Health secretary Frank Dobson has been urged to intervene to stop high street lawyers taking over the legal service of the Association of Community Health Councils of England and Wales.

CHCs fear they will lose access to specialist advice and that commercial law firms want to acquire the service as a 'loss leader' to gain access to lucrative medical litigation.

The NHS Executive has received 27 applications to provide the service, all but one from private firms of solicitors. The non-commercial bid is from ACHCEW, which has run the service under an agreement with the NHS Executive since September 1996.

The service was put out to competitive tender in November without consulting ACHCEW, which had already sought an extension under the review provisions of the existing agreement.

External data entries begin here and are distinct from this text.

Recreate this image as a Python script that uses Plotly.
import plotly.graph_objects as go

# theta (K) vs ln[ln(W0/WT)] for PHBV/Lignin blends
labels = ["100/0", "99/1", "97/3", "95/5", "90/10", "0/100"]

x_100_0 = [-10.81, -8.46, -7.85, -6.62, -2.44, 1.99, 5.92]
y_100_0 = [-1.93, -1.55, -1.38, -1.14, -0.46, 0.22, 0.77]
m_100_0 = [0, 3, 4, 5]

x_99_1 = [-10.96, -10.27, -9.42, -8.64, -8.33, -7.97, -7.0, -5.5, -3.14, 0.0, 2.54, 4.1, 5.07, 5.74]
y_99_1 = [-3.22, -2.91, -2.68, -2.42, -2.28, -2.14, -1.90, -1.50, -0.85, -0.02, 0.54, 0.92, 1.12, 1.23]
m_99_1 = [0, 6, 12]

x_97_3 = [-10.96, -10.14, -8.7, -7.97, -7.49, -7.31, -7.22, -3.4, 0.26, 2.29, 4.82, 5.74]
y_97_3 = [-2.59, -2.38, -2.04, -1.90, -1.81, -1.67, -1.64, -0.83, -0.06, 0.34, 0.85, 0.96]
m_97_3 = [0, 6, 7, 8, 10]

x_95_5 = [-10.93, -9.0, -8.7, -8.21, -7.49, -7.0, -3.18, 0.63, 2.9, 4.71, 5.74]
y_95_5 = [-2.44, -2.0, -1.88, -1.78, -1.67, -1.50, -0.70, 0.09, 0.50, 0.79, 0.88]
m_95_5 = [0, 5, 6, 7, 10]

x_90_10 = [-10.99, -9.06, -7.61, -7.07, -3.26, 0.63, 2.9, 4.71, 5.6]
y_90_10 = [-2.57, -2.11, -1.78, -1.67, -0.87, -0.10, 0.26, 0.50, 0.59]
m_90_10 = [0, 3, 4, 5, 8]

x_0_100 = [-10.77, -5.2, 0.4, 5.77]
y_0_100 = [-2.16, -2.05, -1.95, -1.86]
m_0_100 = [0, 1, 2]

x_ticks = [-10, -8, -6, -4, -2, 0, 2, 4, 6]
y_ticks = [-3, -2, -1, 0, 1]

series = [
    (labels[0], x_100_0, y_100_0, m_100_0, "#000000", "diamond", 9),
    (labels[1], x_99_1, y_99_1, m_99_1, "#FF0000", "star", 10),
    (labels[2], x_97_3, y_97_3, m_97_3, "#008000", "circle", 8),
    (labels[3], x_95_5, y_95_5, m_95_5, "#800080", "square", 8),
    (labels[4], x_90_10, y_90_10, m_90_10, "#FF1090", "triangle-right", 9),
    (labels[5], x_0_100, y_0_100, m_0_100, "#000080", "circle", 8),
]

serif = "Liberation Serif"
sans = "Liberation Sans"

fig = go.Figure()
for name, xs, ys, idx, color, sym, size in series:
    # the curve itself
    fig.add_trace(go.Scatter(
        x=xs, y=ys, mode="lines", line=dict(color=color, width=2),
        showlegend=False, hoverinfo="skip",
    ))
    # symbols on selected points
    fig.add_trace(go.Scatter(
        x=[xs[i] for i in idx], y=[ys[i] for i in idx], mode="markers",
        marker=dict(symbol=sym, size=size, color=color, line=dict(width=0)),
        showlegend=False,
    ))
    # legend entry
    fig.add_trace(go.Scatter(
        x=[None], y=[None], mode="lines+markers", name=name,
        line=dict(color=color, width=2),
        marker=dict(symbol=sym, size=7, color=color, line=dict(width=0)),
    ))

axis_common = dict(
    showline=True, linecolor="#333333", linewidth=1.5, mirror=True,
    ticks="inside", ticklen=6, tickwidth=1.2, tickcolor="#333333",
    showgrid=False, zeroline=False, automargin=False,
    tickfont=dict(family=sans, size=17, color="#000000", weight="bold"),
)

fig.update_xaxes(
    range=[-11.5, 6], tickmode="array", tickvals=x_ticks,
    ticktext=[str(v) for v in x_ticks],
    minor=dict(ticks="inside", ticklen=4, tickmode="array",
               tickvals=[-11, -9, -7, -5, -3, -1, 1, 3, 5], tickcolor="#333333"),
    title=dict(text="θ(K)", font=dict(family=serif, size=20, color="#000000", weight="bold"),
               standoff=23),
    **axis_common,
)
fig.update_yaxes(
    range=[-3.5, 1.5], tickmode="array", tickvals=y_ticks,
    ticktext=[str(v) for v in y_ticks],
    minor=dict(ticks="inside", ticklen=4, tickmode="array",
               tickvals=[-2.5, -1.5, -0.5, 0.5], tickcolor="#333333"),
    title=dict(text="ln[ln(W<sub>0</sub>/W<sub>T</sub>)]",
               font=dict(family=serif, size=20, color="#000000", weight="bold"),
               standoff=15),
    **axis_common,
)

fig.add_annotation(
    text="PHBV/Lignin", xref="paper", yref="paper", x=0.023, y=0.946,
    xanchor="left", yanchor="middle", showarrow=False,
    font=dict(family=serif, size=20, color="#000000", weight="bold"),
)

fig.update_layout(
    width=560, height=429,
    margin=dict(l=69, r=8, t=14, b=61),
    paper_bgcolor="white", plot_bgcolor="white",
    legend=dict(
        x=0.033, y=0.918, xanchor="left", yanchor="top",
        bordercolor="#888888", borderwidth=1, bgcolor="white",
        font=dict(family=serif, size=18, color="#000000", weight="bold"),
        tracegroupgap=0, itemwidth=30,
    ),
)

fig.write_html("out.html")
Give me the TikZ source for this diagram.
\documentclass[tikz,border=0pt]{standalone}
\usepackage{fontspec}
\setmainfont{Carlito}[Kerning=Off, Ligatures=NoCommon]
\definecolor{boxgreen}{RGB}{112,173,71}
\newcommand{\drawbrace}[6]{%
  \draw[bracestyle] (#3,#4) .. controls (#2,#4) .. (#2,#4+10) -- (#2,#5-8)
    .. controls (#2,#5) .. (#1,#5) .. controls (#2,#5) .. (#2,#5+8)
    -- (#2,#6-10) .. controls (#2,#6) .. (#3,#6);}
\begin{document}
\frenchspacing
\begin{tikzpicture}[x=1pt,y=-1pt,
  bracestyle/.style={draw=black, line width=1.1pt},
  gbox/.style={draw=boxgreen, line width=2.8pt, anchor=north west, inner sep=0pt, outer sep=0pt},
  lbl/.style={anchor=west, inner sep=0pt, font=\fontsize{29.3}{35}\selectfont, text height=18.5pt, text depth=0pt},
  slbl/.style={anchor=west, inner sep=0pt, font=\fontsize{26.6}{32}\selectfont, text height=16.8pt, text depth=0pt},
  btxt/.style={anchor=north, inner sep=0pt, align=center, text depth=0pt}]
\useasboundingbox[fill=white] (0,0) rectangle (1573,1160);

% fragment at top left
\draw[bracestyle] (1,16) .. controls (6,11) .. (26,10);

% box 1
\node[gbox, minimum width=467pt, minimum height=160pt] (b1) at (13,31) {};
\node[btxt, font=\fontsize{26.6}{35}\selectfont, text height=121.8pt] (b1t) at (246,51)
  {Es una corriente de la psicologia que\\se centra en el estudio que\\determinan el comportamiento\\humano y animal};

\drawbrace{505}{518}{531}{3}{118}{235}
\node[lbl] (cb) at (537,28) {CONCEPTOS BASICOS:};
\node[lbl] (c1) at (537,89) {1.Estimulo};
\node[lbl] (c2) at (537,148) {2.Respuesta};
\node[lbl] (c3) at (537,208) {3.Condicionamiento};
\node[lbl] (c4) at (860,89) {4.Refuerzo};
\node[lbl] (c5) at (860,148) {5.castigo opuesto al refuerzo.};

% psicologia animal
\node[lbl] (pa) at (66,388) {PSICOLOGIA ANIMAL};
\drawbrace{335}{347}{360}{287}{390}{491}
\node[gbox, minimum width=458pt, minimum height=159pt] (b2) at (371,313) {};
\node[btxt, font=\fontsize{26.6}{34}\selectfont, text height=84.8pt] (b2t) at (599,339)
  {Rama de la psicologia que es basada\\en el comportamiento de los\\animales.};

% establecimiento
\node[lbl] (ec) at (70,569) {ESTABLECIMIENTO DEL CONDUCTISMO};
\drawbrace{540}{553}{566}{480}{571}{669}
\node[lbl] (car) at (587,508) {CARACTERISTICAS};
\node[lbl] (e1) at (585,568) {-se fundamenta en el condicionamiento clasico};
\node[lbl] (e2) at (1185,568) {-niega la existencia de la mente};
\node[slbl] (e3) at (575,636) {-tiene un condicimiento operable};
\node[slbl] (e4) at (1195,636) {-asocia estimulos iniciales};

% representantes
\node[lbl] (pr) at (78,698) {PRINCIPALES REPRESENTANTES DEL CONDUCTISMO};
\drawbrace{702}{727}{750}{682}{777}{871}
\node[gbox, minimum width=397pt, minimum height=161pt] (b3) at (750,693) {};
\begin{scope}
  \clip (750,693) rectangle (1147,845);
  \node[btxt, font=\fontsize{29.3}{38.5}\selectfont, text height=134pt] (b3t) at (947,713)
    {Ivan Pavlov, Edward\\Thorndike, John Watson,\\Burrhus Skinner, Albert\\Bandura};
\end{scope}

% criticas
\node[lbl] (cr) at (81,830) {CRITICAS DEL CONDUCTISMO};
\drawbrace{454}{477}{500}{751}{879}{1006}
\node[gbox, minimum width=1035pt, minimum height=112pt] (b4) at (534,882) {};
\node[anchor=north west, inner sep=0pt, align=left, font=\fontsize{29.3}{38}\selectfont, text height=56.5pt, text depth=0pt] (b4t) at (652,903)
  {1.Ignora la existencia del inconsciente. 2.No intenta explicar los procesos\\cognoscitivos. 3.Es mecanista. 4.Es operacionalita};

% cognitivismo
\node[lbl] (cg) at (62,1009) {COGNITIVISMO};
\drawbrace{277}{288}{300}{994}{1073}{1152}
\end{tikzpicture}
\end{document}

Steve Joliffe, section head of the NHS Executive quality and consumers branch, explained to ACHCEW director Toby Harris that consultation 'seemed unnecessary' because the service was not being changed.

The legal service has helped CHCs to campaign against local plans to change services. For example, Oxfordshire CHC was able to force the local health authority to meet its legal duty to consult it over plans to move the Radcliffe Infirmary to Headington.

Barnet CHC used the service to mount a judicial review against the local HA and former health secretary Stephen Dorrell over plans to close the accident and emergency department at Edgware Hospital.

Barnet CHC chair Elizabeth Manero has written to Mr Dobson protesting that the tendering exercise is likely to result in the contract going to a private firm. That would 'definitely reduce the accessibility of the service because the CHC will just be one of a large number of clients'.

She added: 'The declared reason for the planned change is an objection by the NHS Executive to the legal officer advising ACHCEW on policy issues. We do not understand this.'

Mr Joliffe told her: 'We have no difficulty with the legal officer advising on legal aspects of policy. (However) ...the post is not intended to be a policy development officer post, too.'

He told the Journal: 'We are not saying that it has been done. It is simply that we wanted to make it clear it was not a policy development post but a legal information and advice position. It is not something I view too seriously.'

Mr Joliffe added that the NHS Executive had a duty to test whether it was getting value for money from the contract.

Tom Fellows, chair of Oxfordshire CHC, believes there is a real danger of commercial law firms making their tender a 'loss leader' to gain access to lucrative medical litigation, because most CHCs are 'pestered' by lawyers looking for such work.

Academic lawyer Eileen Scott, who chairs the North West regional CHC association, says that CHCs are dealing with public law, a specialist legal area not usually practised by commercial solicitors.

'I am not convinced that firms of solicitors, who are by and large conveyancers and drafters of wills, can supply the necessary service,' she said.